■ Problem description ■
Each line from the start of the records below through the line that contains "import * as" should be printed exactly. Pictures are omitted.

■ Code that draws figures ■
*-*-*
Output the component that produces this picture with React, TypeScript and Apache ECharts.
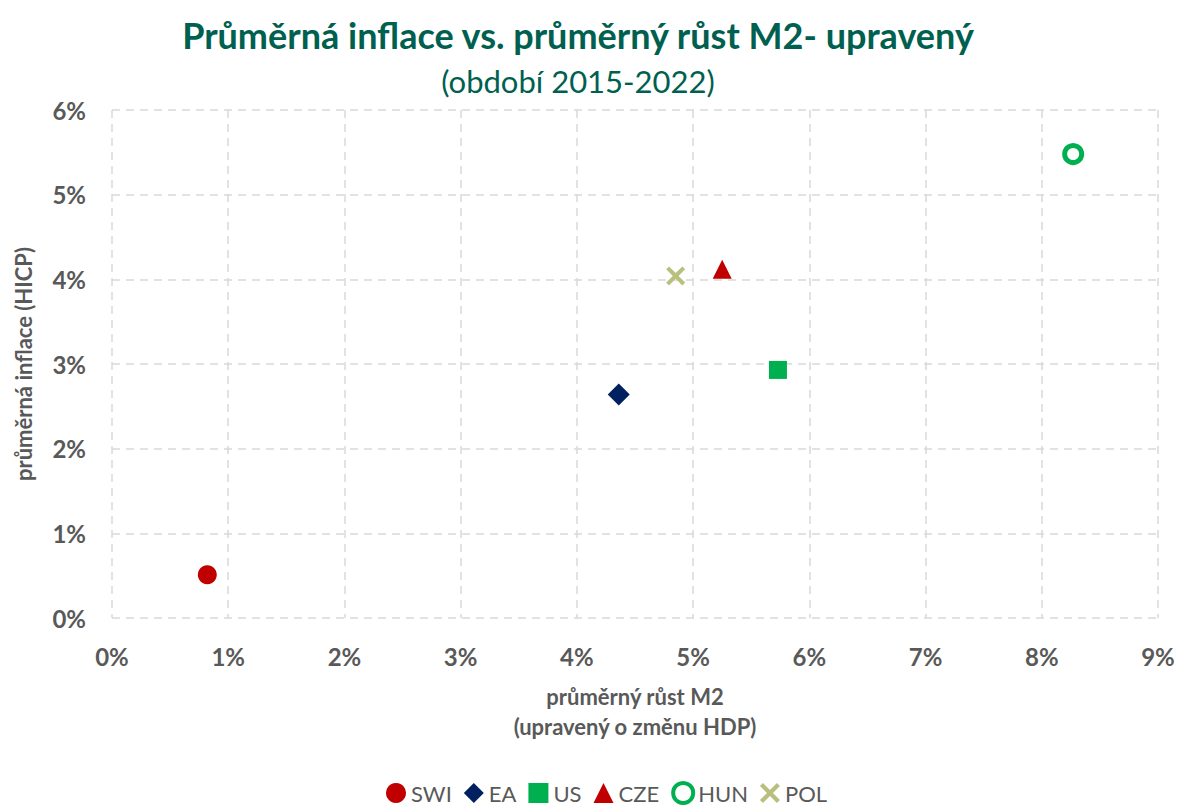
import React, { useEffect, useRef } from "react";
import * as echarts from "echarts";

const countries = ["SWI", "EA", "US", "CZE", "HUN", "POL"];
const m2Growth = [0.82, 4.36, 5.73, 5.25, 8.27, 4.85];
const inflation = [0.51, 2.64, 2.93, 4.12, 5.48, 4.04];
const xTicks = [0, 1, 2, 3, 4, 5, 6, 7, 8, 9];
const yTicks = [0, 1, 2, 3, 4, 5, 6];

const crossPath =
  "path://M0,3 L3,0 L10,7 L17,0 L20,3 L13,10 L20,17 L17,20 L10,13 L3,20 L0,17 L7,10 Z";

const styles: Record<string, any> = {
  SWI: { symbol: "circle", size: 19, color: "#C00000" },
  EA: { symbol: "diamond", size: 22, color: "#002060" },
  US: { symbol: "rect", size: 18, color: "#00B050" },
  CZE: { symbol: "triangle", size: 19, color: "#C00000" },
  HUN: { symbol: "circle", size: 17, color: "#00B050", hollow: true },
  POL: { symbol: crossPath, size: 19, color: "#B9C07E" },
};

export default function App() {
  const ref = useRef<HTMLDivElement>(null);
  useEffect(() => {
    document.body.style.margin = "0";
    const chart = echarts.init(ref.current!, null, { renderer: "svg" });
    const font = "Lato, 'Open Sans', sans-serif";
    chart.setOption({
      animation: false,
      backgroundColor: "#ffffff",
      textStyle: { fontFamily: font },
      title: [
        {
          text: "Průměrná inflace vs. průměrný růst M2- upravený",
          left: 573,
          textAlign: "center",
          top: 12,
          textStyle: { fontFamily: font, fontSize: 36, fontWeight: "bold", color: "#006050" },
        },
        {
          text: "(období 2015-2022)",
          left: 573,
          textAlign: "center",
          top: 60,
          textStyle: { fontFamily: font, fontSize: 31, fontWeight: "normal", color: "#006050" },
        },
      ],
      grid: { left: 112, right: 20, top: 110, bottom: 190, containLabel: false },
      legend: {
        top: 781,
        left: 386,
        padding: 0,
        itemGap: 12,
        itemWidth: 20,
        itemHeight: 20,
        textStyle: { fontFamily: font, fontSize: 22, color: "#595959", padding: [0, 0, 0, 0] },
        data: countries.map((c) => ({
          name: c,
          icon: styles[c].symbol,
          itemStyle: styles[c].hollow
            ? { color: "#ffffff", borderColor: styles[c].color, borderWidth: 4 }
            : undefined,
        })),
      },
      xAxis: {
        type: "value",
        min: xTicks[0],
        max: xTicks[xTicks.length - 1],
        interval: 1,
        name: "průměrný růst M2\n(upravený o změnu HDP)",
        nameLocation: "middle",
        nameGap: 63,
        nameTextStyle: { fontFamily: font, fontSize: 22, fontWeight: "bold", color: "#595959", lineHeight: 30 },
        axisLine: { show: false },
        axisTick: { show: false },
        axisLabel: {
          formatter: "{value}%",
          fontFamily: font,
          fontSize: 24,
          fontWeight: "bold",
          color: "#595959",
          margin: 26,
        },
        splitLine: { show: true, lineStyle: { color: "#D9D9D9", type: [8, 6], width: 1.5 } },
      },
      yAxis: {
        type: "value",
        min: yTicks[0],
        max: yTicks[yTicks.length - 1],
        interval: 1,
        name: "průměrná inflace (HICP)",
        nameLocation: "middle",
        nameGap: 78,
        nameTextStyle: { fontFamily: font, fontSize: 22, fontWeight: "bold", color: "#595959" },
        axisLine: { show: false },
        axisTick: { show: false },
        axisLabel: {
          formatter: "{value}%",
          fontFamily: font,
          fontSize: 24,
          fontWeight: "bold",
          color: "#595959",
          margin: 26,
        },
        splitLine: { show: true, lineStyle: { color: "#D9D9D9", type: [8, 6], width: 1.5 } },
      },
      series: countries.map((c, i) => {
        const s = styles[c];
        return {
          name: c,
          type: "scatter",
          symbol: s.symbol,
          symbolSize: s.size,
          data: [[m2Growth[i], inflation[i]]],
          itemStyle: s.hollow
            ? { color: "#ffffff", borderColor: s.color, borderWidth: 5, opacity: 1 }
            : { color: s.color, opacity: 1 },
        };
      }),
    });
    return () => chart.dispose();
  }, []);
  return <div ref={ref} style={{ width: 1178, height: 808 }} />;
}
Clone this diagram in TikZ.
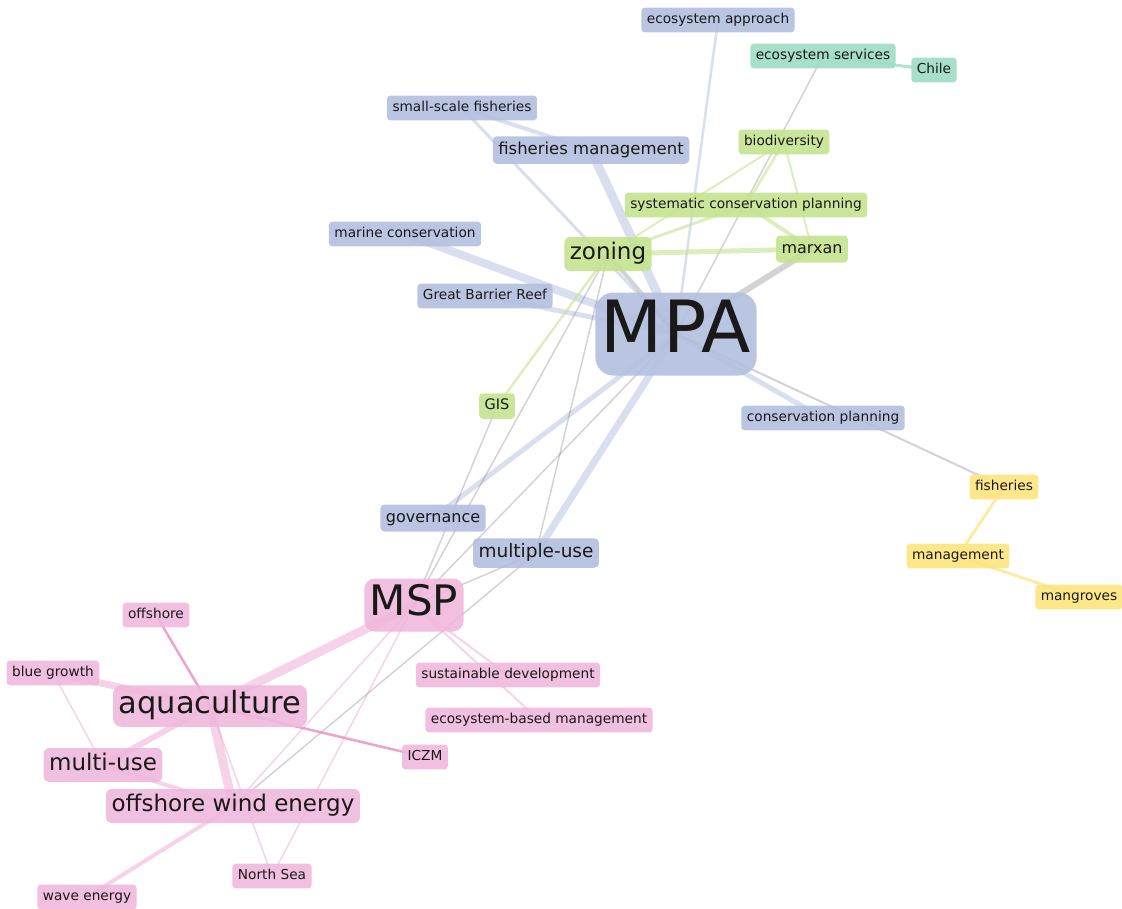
*-*-*
■ Exercise answer ■
Output the component that produces this picture with React, TypeScript and Apache ECharts.
import React, { useEffect, useRef } from "react";
import * as echarts from "echarts";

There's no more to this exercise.